Is Jesus offering a gift when he will forgive you of your sins if
you should only ask?  (asks the atheist)
  
inkwell.vue.525 : Marjorie Ingall and Susan McCarthy: Sorry, Sorry, Sorry
permalink #100 of 144: regrettable! (obizuth) Wed 8 Mar 23 06:50
    
Paul, that's a great story. Thank you. 

Jet, yes! That is why JESUS is JESUS! He gives huge gifts...up to
and including his own mortal life. 

"hand" is a joke from Seinfeld. in an episode called "The Pez
Dispenser," George Costanza is worried that the woman he’s dating,
Noelle, has more status and dominance in the relationship than he
does. He wails to Jerry, “I’m very uncomfortable! I have no power.
Why should she have the upper hand? Once in my life I would like the
upper hand. I have no hand! No hand at all! She has the hand! I have
no hand!” Because George feels he lacks hand, he doesn’t want to
tell Noelle that his pals' antics with a Pez Dispenser were
responsible for breaking her concentration at her piano recital.
Elaine wants to apologize to Noelle, but George convinces her not
to, because Noelle already has hand.
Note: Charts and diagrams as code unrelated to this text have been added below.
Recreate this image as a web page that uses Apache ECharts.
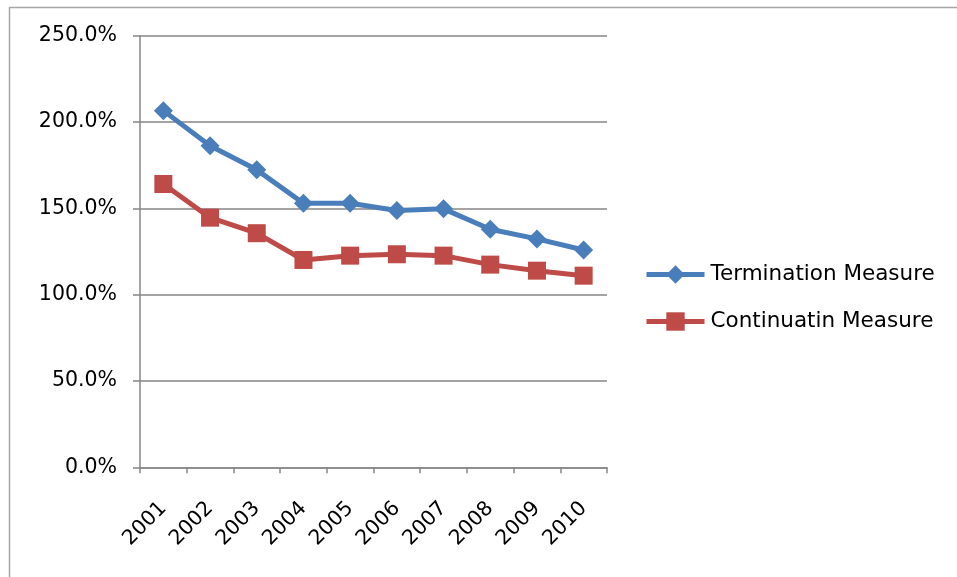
<!DOCTYPE html>
<html>
<head>
<meta charset="utf-8">
<style>
  html, body { margin: 0; padding: 0; background: #ffffff; }
  #chart { width: 957px; height: 577px; }
</style>
<script src="https://cdn.jsdelivr.net/npm/echarts@6/dist/echarts.min.js"></script>
</head>
<body>
<div id="chart"></div>
<script>
// Years on the category axis
const years = ['2001', '2002', '2003', '2004', '2005', '2006', '2007', '2008', '2009', '2010'];

// Ratios in percent
const terminationMeasure = [206.6, 186.2, 172.3, 153.0, 153.0, 148.7, 149.7, 137.9, 132.3, 125.9];
const continuatinMeasure = [164.1, 144.6, 135.6, 120.1, 122.6, 123.4, 122.6, 117.4, 113.9, 111.0];

// Value axis ticks
const yTicks = [0, 50, 100, 150, 200, 250];

const FONT = 'DejaVu Sans';
const AXIS_GRAY = '#868686';
const BLUE = '#4a7ebb';
const RED = '#be4b48';

const chart = echarts.init(document.getElementById('chart'), null, { renderer: 'canvas' });

chart.setOption({
  backgroundColor: '#ffffff',
  animation: false,
  graphic: [{
    type: 'rect',
    shape: { x: 9.5, y: 7.5, width: 1000, height: 700 },
    style: { fill: 'none', stroke: '#a6a6a6', lineWidth: 1.5 },
    silent: true,
    z: -1
  }],
  grid: { left: 140, right: 350, top: 35.7, bottom: 109.7, containLabel: false },
  legend: {
    orient: 'vertical',
    left: 644,
    top: 263.5,
    padding: 0,
    itemWidth: 58,
    itemHeight: 23,
    itemGap: 25,
    lineStyle: { width: 5 },
    textStyle: { fontFamily: FONT, fontSize: 21.5, color: '#000000', padding: [0, 0, 0, 1] },
    data: ['Termination Measure', 'Continuatin Measure']
  },
  xAxis: {
    type: 'category',
    data: years,
    boundaryGap: true,
    axisLine: { lineStyle: { color: AXIS_GRAY, width: 1.5 } },
    axisTick: { show: true, interval: 0, length: 6, lineStyle: { color: AXIS_GRAY, width: 1.5 } },
    axisLabel: { interval: 0, rotate: 45, margin: 38, fontFamily: FONT, fontSize: 20.5, color: '#000000' },
    splitLine: { show: false }
  },
  yAxis: {
    type: 'value',
    min: yTicks[0],
    max: yTicks[yTicks.length - 1],
    interval: yTicks[1] - yTicks[0],
    axisLine: { show: true, lineStyle: { color: AXIS_GRAY, width: 1.5 } },
    axisTick: { show: true, length: 7, lineStyle: { color: AXIS_GRAY, width: 1.5 } },
    axisLabel: {
      margin: 23,
      fontFamily: FONT,
      fontSize: 20.5,
      color: '#000000',
      formatter: v => v.toFixed(1) + '%'
    },
    splitLine: { show: true, lineStyle: { color: AXIS_GRAY, width: 1.5 } }
  },
  series: [
    {
      name: 'Termination Measure',
      type: 'line',
      data: terminationMeasure,
      symbol: 'diamond',
      symbolSize: 19,
      lineStyle: { color: BLUE, width: 5 },
      itemStyle: { color: BLUE },
      z: 3
    },
    {
      name: 'Continuatin Measure',
      type: 'line',
      data: continuatinMeasure,
      symbol: 'rect',
      symbolSize: 18,
      lineStyle: { color: RED, width: 5 },
      itemStyle: { color: RED },
      z: 2
    }
  ]
});
</script>
</body>
</html>
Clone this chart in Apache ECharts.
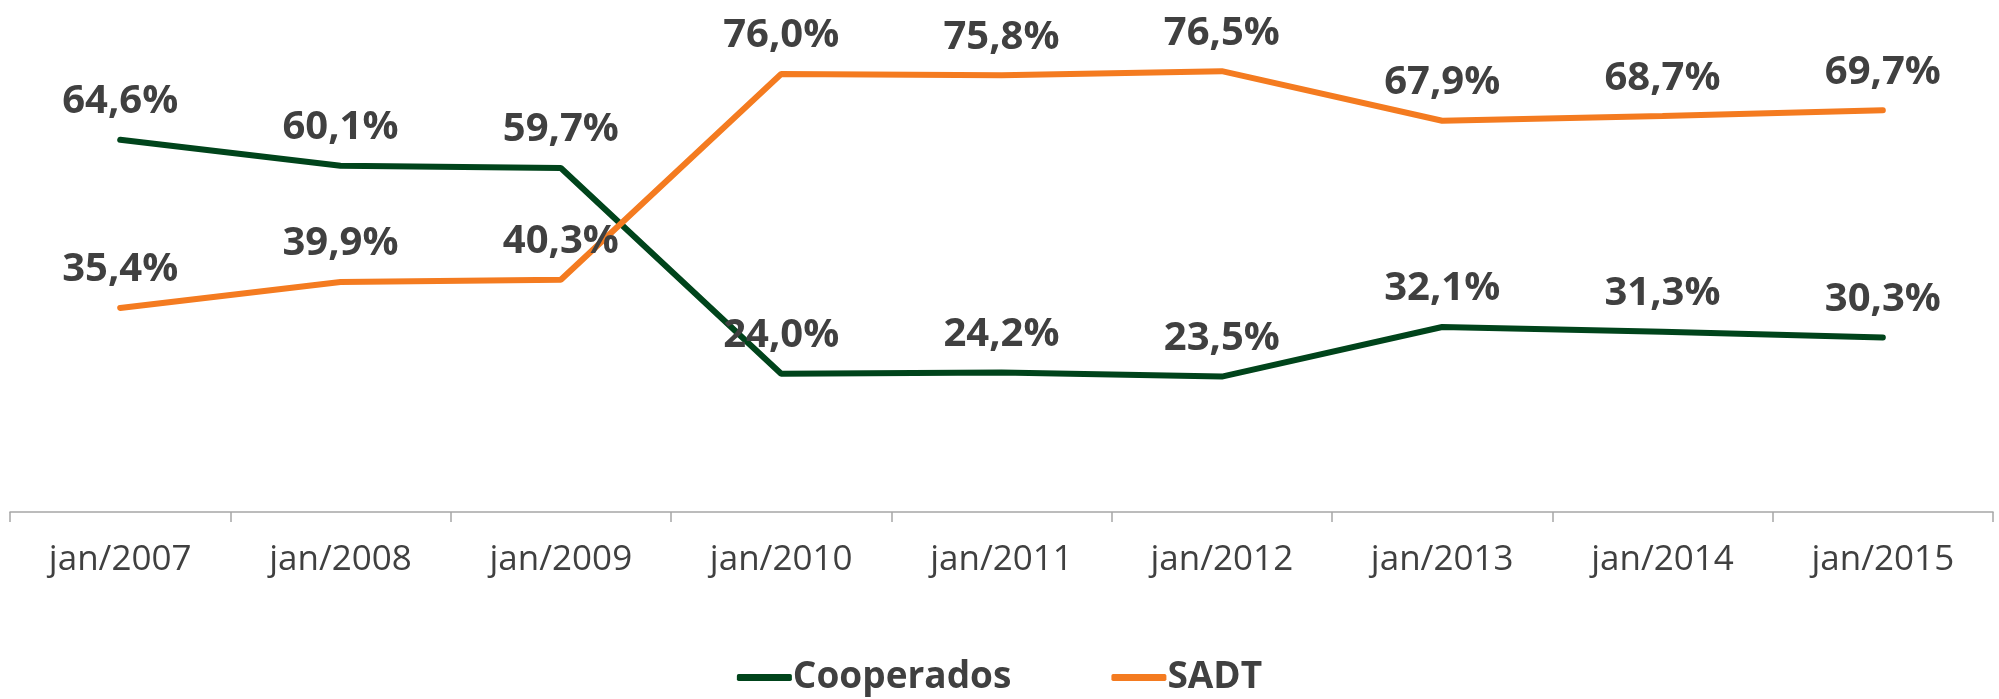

But when Noelle hears Elaine
laugh her giant honking laugh at another event, she recognizes it
from the recital and promptly breaks up with George. He protests,
“But I have hand!” Just before slamming the door, Noelle snaps, “And
you’re gonna need it.” 

I don't know if the writers from Seinfeld knew that George's "hand"
is reminiscent of groundbreaking sociologist Erving Goffman's
"face." We all have constructed a face we show the world; we want to
protect that face. And we worry that apologizing (really,
acknowledging that we've done wrong and OWE an apology in the first
place) will cause a loss of face.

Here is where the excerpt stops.